» SHORT PROBLEM
Skipping all pictures, set down the lines of the listing from the first through the one with "import plotly.graph_objects as go".

» GIVEN MATERIAL
- - - - -
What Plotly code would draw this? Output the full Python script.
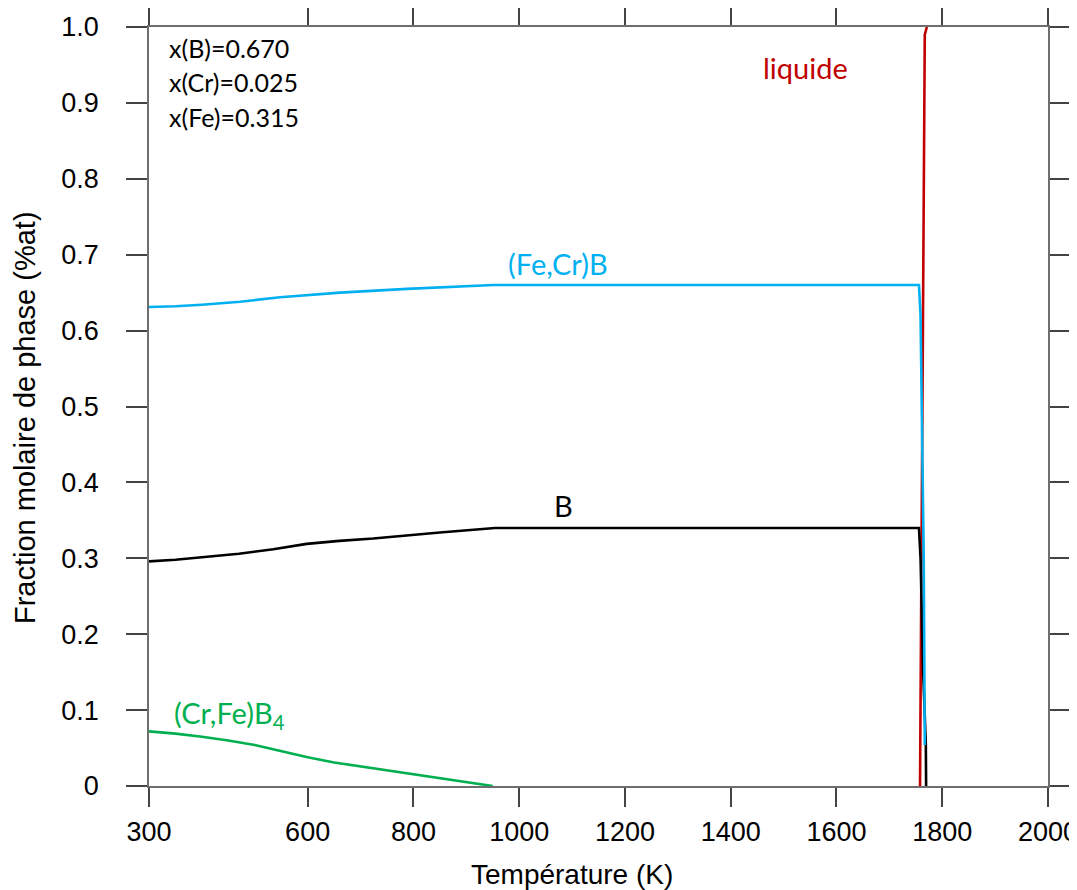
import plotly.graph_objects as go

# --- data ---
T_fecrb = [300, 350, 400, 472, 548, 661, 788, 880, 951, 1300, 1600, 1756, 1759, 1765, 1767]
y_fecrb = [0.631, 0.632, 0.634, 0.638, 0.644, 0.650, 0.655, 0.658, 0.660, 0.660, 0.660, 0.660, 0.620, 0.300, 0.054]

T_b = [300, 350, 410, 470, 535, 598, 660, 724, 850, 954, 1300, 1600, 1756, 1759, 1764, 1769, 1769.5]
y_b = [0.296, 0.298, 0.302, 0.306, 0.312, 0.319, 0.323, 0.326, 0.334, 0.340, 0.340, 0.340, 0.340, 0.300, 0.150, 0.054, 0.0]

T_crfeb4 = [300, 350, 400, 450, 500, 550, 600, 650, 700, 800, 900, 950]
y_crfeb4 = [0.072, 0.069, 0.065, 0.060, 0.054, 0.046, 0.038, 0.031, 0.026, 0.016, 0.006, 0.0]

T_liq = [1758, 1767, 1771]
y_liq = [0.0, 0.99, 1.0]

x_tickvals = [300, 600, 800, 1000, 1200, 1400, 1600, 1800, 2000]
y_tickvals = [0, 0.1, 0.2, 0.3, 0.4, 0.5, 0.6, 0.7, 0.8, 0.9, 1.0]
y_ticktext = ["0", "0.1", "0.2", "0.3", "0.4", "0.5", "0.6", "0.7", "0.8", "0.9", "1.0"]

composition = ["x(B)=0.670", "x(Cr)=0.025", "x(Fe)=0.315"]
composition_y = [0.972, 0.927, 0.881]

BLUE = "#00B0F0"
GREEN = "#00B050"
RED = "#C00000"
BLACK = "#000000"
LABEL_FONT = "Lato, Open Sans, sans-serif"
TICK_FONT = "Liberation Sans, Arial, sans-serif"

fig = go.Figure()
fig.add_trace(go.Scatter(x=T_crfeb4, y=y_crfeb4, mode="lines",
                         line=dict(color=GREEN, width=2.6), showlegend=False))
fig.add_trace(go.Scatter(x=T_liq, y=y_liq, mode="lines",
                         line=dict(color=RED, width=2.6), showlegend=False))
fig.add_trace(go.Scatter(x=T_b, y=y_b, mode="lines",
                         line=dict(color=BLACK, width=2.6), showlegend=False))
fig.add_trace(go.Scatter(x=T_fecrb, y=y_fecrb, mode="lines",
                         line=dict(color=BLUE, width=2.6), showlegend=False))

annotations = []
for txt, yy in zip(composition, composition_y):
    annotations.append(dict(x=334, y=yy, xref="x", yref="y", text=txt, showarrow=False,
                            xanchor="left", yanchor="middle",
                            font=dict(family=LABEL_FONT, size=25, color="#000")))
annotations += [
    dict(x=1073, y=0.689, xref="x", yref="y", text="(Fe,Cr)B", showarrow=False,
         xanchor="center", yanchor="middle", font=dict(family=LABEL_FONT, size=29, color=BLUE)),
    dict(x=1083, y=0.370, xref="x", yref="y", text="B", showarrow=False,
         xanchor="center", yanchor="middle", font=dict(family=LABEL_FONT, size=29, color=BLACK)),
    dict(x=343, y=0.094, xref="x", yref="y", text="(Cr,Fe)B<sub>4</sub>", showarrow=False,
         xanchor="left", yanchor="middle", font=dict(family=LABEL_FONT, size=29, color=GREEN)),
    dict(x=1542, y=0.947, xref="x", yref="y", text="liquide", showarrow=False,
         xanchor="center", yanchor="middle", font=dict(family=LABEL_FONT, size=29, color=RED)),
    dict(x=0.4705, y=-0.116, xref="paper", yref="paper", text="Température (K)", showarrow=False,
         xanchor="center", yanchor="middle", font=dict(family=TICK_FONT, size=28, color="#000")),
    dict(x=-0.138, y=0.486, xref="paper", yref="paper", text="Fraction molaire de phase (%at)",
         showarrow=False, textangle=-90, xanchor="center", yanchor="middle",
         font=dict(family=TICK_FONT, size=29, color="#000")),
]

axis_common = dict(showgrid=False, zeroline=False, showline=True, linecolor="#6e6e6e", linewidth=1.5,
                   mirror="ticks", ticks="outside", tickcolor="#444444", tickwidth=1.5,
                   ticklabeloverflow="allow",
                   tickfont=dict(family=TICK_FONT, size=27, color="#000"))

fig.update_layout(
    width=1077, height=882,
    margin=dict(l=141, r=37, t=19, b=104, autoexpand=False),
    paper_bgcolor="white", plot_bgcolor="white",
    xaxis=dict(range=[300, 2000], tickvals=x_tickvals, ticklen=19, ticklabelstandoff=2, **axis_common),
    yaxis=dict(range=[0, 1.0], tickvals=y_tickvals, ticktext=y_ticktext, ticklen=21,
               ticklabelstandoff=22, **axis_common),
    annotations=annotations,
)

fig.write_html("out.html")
- - - - -
» WRITTEN ANSWER
What Plotly code would draw this? Output the full Python script.
import plotly.graph_objects as go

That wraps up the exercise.